When Yamamoto replicates old postcards and photographic portraits, he absorbs the minutest details, including how the original has changed colour over time, how it might be bent or peeled, reproducing them faithfully. 'Deterioration' imbues postcards and photographs with a certain, distinctive 'flavour', giving them a function that goes beyond recording people at certain times and places, and beyond advertising beautiful scenery, some sensational event or a beautiful woman (or man). These old postcards and photographs, unlike the masterpieces of famous artists, do not have any provenance associated with them. They have merely managed to slip through time by being passed on from person to person. This invisible time is engraved on the motifs in the form of deterioration.

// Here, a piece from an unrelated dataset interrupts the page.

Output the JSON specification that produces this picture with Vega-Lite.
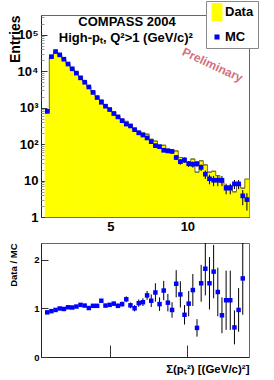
{
  "$schema": "https://vega.github.io/schema/vega-lite/v6.json",
  "background": "white",
  "padding": {"left": 7, "top": 0, "right": 0, "bottom": 0},
  "spacing": 26,
  "bounds": "flush",
  "config": {
    "font": "Liberation Sans",
    "view": {"stroke": "#666", "strokeWidth": 1},
    "axis": {"grid": false, "labelFont": "Liberation Sans", "labelFontWeight": "bold", "labelColor": "black", "titleFont": "Liberation Sans", "titleFontWeight": "bold", "titleColor": "black", "domainColor": "#222", "tickColor": "#333", "labelOverlap": false, "labelFlush": false}
  },
  "datasets": {
    "bins": [
      {"lo": 0.77, "hi": 1.04, "x": 0.905, "data": 730, "mc": 794, "mcerr": 20, "ratio": 0.92, "rerr": 0.012},
      {"lo": 1.04, "hi": 1.31, "x": 1.175, "data": 23700, "mc": 25100, "mcerr": 150, "ratio": 0.945, "rerr": 0.008},
      {"lo": 1.31, "hi": 1.58, "x": 1.445, "data": 33700, "mc": 34700, "mcerr": 180, "ratio": 0.97, "rerr": 0.008},
      {"lo": 1.58, "hi": 1.85, "x": 1.715, "data": 28200, "mc": 28200, "mcerr": 160, "ratio": 1.0, "rerr": 0.008},
      {"lo": 1.85, "hi": 2.12, "x": 1.985, "data": 21200, "mc": 21400, "mcerr": 140, "ratio": 0.99, "rerr": 0.008},
      {"lo": 2.12, "hi": 2.39, "x": 2.255, "data": 16200, "mc": 15800, "mcerr": 120, "ratio": 1.025, "rerr": 0.009},
      {"lo": 2.39, "hi": 2.66, "x": 2.525, "data": 11900, "mc": 11700, "mcerr": 100, "ratio": 1.02, "rerr": 0.01},
      {"lo": 2.66, "hi": 2.93, "x": 2.795, "data": 9260, "mc": 8900, "mcerr": 90, "ratio": 1.04, "rerr": 0.011},
      {"lo": 2.93, "hi": 3.2, "x": 3.065, "data": 7100, "mc": 6600, "mcerr": 80, "ratio": 1.075, "rerr": 0.012},
      {"lo": 3.2, "hi": 3.47, "x": 3.335, "data": 5300, "mc": 5000, "mcerr": 70, "ratio": 1.06, "rerr": 0.014},
      {"lo": 3.47, "hi": 3.74, "x": 3.605, "data": 3740, "mc": 3700, "mcerr": 60, "ratio": 1.01, "rerr": 0.016},
      {"lo": 3.74, "hi": 4.01, "x": 3.875, "data": 2770, "mc": 2630, "mcerr": 50, "ratio": 1.055, "rerr": 0.02},
      {"lo": 4.01, "hi": 4.28, "x": 4.145, "data": 2000, "mc": 1900, "mcerr": 45, "ratio": 1.055, "rerr": 0.025},
      {"lo": 4.28, "hi": 4.55, "x": 4.415, "data": 1640, "mc": 1410, "mcerr": 38, "ratio": 1.16, "rerr": 0.03},
      {"lo": 4.55, "hi": 4.82, "x": 4.685, "data": 1170, "mc": 1100, "mcerr": 34, "ratio": 1.06, "rerr": 0.035},
      {"lo": 4.82, "hi": 5.09, "x": 4.955, "data": 957, "mc": 890, "mcerr": 30, "ratio": 1.075, "rerr": 0.038},
      {"lo": 5.09, "hi": 5.36, "x": 5.225, "data": 760, "mc": 690, "mcerr": 26, "ratio": 1.1, "rerr": 0.042},
      {"lo": 5.36, "hi": 5.63, "x": 5.495, "data": 590, "mc": 560, "mcerr": 24, "ratio": 1.055, "rerr": 0.045},
      {"lo": 5.63, "hi": 5.9, "x": 5.765, "data": 480, "mc": 440, "mcerr": 21, "ratio": 1.09, "rerr": 0.05},
      {"lo": 5.9, "hi": 6.17, "x": 6.035, "data": 422, "mc": 355, "mcerr": 19, "ratio": 1.19, "rerr": 0.06},
      {"lo": 6.17, "hi": 6.44, "x": 6.305, "data": 337, "mc": 316, "mcerr": 18, "ratio": 1.065, "rerr": 0.06},
      {"lo": 6.44, "hi": 6.71, "x": 6.575, "data": 251, "mc": 250, "mcerr": 16, "ratio": 1.005, "rerr": 0.065},
      {"lo": 6.71, "hi": 6.98, "x": 6.845, "data": 226, "mc": 204, "mcerr": 14, "ratio": 1.11, "rerr": 0.075},
      {"lo": 6.98, "hi": 7.25, "x": 7.115, "data": 201, "mc": 178, "mcerr": 13, "ratio": 1.13, "rerr": 0.08},
      {"lo": 7.25, "hi": 7.52, "x": 7.385, "data": 188, "mc": 148, "mcerr": 12, "ratio": 1.27, "rerr": 0.09},
      {"lo": 7.52, "hi": 7.79, "x": 7.655, "data": 136, "mc": 117, "mcerr": 11, "ratio": 1.16, "rerr": 0.13},
      {"lo": 7.79, "hi": 8.06, "x": 7.925, "data": 121, "mc": 91, "mcerr": 10, "ratio": 1.33, "rerr": 0.19},
      {"lo": 8.06, "hi": 8.33, "x": 8.195, "data": 93, "mc": 85, "mcerr": 9, "ratio": 1.09, "rerr": 0.14},
      {"lo": 8.33, "hi": 8.6, "x": 8.465, "data": 93, "mc": 68, "mcerr": 8, "ratio": 1.37, "rerr": 0.2},
      {"lo": 8.6, "hi": 8.87, "x": 8.735, "data": 73, "mc": 65, "mcerr": 8, "ratio": 1.12, "rerr": 0.18},
      {"lo": 8.87, "hi": 9.14, "x": 9.005, "data": 61, "mc": 63, "mcerr": 8, "ratio": 0.97, "rerr": 0.16},
      {"lo": 9.14, "hi": 9.41, "x": 9.275, "data": 65, "mc": 43, "mcerr": 6.5, "ratio": 1.51, "rerr": 0.28},
      {"lo": 9.41, "hi": 9.68, "x": 9.545, "data": 43, "mc": 33, "mcerr": 5.7, "ratio": 1.29, "rerr": 0.27},
      {"lo": 9.68, "hi": 9.95, "x": 9.815, "data": 32, "mc": 37, "mcerr": 6, "ratio": 0.87, "rerr": 0.2},
      {"lo": 9.95, "hi": 10.22, "x": 10.085, "data": 32, "mc": 29, "mcerr": 5.4, "ratio": 1.1, "rerr": 0.26},
      {"lo": 10.22, "hi": 10.49, "x": 10.355, "data": 39, "mc": 28, "mcerr": 5.3, "ratio": 1.38, "rerr": 0.33},
      {"lo": 10.49, "hi": 10.76, "x": 10.625, "data": 17, "mc": 29, "mcerr": 5.4, "ratio": 0.6, "rerr": 0.18},
      {"lo": 10.76, "hi": 11.03, "x": 10.895, "data": 35, "mc": 23, "mcerr": 4.8, "ratio": 1.52, "rerr": 0.38},
      {"lo": 11.03, "hi": 11.3, "x": 11.165, "data": 27, "mc": 15, "mcerr": 3.9, "ratio": 1.82, "rerr": 0.55},
      {"lo": 11.3, "hi": 11.57, "x": 11.435, "data": 17, "mc": 11.2, "mcerr": 3.3, "ratio": 1.52, "rerr": 0.54},
      {"lo": 11.57, "hi": 11.84, "x": 11.705, "data": 18, "mc": 10.2, "mcerr": 3.2, "ratio": 1.76, "rerr": 0.55},
      {"lo": 11.84, "hi": 12.11, "x": 11.975, "data": 13.7, "mc": 10.2, "mcerr": 3.2, "ratio": 1.34, "rerr": 0.5},
      {"lo": 12.11, "hi": 12.38, "x": 12.245, "data": 8.8, "mc": 10.2, "mcerr": 3.2, "ratio": 0.86, "rerr": 0.37},
      {"lo": 12.38, "hi": 12.65, "x": 12.515, "data": 7.3, "mc": 6.2, "mcerr": 2.0, "ratio": 1.17, "rerr": 0.61},
      {"lo": 12.65, "hi": 12.92, "x": 12.785, "data": 7.3, "mc": 6.2, "mcerr": 2.0, "ratio": 1.17, "rerr": 0.61},
      {"lo": 12.92, "hi": 13.19, "x": 13.055, "data": 4.9, "mc": 8.1, "mcerr": 2.3, "ratio": 0.61, "rerr": 0.35},
      {"lo": 13.19, "hi": 13.46, "x": 13.325, "data": 7.9, "mc": 8.1, "mcerr": 2.3, "ratio": 0.97, "rerr": 0.45},
      {"lo": 13.46, "hi": 13.73, "x": 13.595, "data": 6.2, "mc": 3.8, "mcerr": 1.7, "ratio": 1.62, "rerr": 0.75},
      {"lo": 13.73, "hi": 14.0, "x": 13.865, "data": 11, "mc": 3.0, "mcerr": 1.5, "ratio": null, "rerr": null}
    ]
  },
  "vconcat": [
    {
      "width": 208,
      "height": 202,
      "resolve": {"axis": {"y": "independent"}},
      "layer": [
        {
          "data": {"name": "bins"},
          "mark": {"type": "rect", "fill": "#ffff00", "stroke": "#ffff00", "strokeWidth": 0.8},
          "encoding": {
            "x": {"field": "lo", "type": "quantitative", "scale": {"domain": [0.5, 14], "nice": false, "zero": false},
                  "axis": {"values": [5, 10], "tickSize": -17, "labelPadding": 20, "labelFontSize": 13, "title": null, "domainColor": "#222"}},
            "x2": {"field": "hi"},
            "y": {"field": "data", "type": "quantitative", "scale": {"type": "log", "domain": [1, 350000], "nice": false},
                  "axis": {"orient": "left", "values": [1, 10, 100, 1000, 10000, 100000],
                           "labelExpr": "datum.value == 1 ? '1' : datum.value == 10 ? '10' : datum.value == 100 ? '10²' : datum.value == 1000 ? '10³' : datum.value == 10000 ? '10⁴' : '10⁵'",
                           "tickSize": -6, "labelPadding": 9, "labelFontSize": 13,
                           "title": "Entries", "titleFontSize": 14, "titleX": -33, "titleY": 0, "titleAngle": 270, "titleAlign": "right", "titleBaseline": "top"}},
            "y2": {"datum": 1}
          }
        },
        {
          "data": {"name": "bins"},
          "mark": {"type": "line", "interpolate": "step-after", "color": "#6e6e40", "strokeWidth": 1},
          "encoding": {
            "x": {"field": "lo", "type": "quantitative"},
            "y": {"field": "data", "type": "quantitative", "axis": null}
          }
        },
        {
          "data": {"name": "bins"},
          "mark": {"type": "rule", "color": "#6e6e40", "strokeWidth": 1},
          "encoding": {
            "x": {"field": "lo", "type": "quantitative"},
            "x2": {"field": "hi"},
            "y": {"field": "data", "type": "quantitative",
                  "axis": {"orient": "left", "values": [2,3,4,5,6,7,8,9,20,30,40,50,60,70,80,90,200,300,400,500,600,700,800,900,2000,3000,4000,5000,6000,7000,8000,9000,20000,30000,40000,50000,60000,70000,80000,90000,200000,300000],
                           "labels": false, "domain": false, "tickSize": -3, "tickColor": "#999", "title": null}}
          }
        },
        {
          "data": {"name": "bins"},
          "mark": {"type": "errorbar", "color": "black", "thickness": 1},
          "encoding": {
            "x": {"field": "x", "type": "quantitative"},
            "y": {"field": "mc", "type": "quantitative", "axis": null},
            "yError": {"field": "mcerr"}
          }
        },
        {
          "data": {"name": "bins"},
          "mark": {"type": "point", "size": 170, "filled": true, "opacity": 1, "strokeWidth": 0},
          "encoding": {
            "x": {"field": "x", "type": "quantitative"},
            "y": {"field": "mc", "type": "quantitative", "axis": null},
            "fill": {"datum": "MC", "type": "nominal",
                     "scale": {"domain": ["Data", "MC"], "range": ["#ffff00", "#0000ff"]},
                     "legend": {"orient": "none", "legendX": 165, "legendY": -14, "title": null,
                                "fillColor": "white", "strokeColor": "#888", "padding": 4, "rowPadding": 8, "labelOffset": 1,
                                "labelFont": "Liberation Sans", "labelFontWeight": "bold", "labelFontSize": 13, "labelColor": "black",
                                "symbolSize": 196, "symbolStrokeWidth": 0}},
            "shape": {"datum": "MC", "type": "nominal",
                      "scale": {"domain": ["Data", "MC"], "range": ["M-0.78,-1.29H0.78V1.29H-0.78Z", "M-0.36,-0.36H0.36V0.36H-0.36Z"]},
                      "legend": {"orient": "none", "legendX": 165, "legendY": -14, "title": null,
                                "fillColor": "white", "strokeColor": "#888", "padding": 4, "rowPadding": 8, "labelOffset": 1,
                                "labelFont": "Liberation Sans", "labelFontWeight": "bold", "labelFontSize": 13, "labelColor": "black",
                                "symbolSize": 196, "symbolStrokeWidth": 0}}
          }
        },
        {
          "data": {"values": [{}]},
          "mark": {"type": "text", "font": "Liberation Sans", "fontWeight": "bold", "fontSize": 13, "align": "center", "baseline": "middle", "color": "black"},
          "encoding": {
            "x": {"datum": 6.08, "type": "quantitative"},
            "y": {"datum": 225000, "type": "quantitative", "axis": null},
            "text": {"value": "COMPASS 2004"}
          }
        },
        {
          "data": {"values": [{}]},
          "mark": {"type": "text", "font": "Liberation Sans", "fontWeight": "bold", "fontSize": 13, "align": "center", "baseline": "middle", "color": "black"},
          "encoding": {
            "x": {"datum": 6.01, "type": "quantitative"},
            "y": {"datum": 82000, "type": "quantitative", "axis": null},
            "text": {"value": "High-pₜ, Q²>1 (GeV/c)²"}
          }
        },
        {
          "data": {"values": [{}]},
          "mark": {"type": "text", "font": "Liberation Sans", "fontWeight": "bold", "fontSize": 12, "align": "center", "baseline": "middle", "color": "#d4707c", "angle": 25},
          "encoding": {
            "x": {"datum": 11.63, "type": "quantitative"},
            "y": {"datum": 14900, "type": "quantitative", "axis": null},
            "text": {"value": "Preliminary"}
          }
        }
      ]
    },
    {
      "width": 208,
      "height": 114,
      "data": {"name": "bins"},
      "transform": [{"filter": "isValid(datum.ratio)"}],
      "layer": [
        {
          "mark": {"type": "errorbar", "color": "black", "thickness": 1},
          "encoding": {
            "x": {"field": "x", "type": "quantitative", "scale": {"domain": [0.5, 14], "nice": false, "zero": false},
                  "axis": {"values": [5, 10], "tickSize": -12, "labels": false,
                           "title": "Σ(pₜ²) [(GeV/c)²]", "titleFontSize": 11.5, "titleX": 208, "titleY": 6, "titleAlign": "right", "titleBaseline": "top"}},
            "y": {"field": "ratio", "type": "quantitative", "scale": {"domain": [0, 2.35], "nice": false, "clamp": true},
                  "axis": {"values": [0, 0.5, 1, 1.5, 2],
                           "labelExpr": "datum.value == 0 ? '0' : datum.value == 0.5 ? '0.5' : datum.value == 1 ? '1' : datum.value == 1.5 ? '1.5' : '2'",
                           "tickSize": -7, "labelPadding": 9, "labelFontSize": 9.5,
                           "title": "Data / MC", "titleFontSize": 9.5, "titleX": -33, "titleY": 0, "titleAngle": 270, "titleAlign": "right", "titleBaseline": "top"}},
            "yError": {"field": "rerr"}
          }
        },
        {
          "mark": {"type": "square", "size": 20, "filled": true, "opacity": 1, "color": "#0000ff"},
          "encoding": {
            "x": {"field": "x", "type": "quantitative"},
            "y": {"field": "ratio", "type": "quantitative"}
          }
        }
      ]
    }
  ]
}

Behind the artist's choice of old postcards and photographs as motifs, lies his desire to investigate the relationship between an original and its reproduction. In general, the original is considered to have value, while reproductions are deemed lesser. If a reproduction (printed material or photographs) suffers fading or damage, and there is another reproduction which has survived through the same amount of time, the ways in which they deteriorate are not the same. Time bestows uniqueness on reproductions. It is here that the artist finds time itself, faithfully replicating it. Depicting 'time' in this way endows a reproduction with the value of an original.
Precisely because the technique that enables Yamamoto to execute these concepts is so masterful, there is a tendency to focus only on his technical dexterity. However, this technique was merely a necessary means for the artist to express the significance and value of what time brings about. We hope that through the artist's work, you will discover for yourselves his true intentions.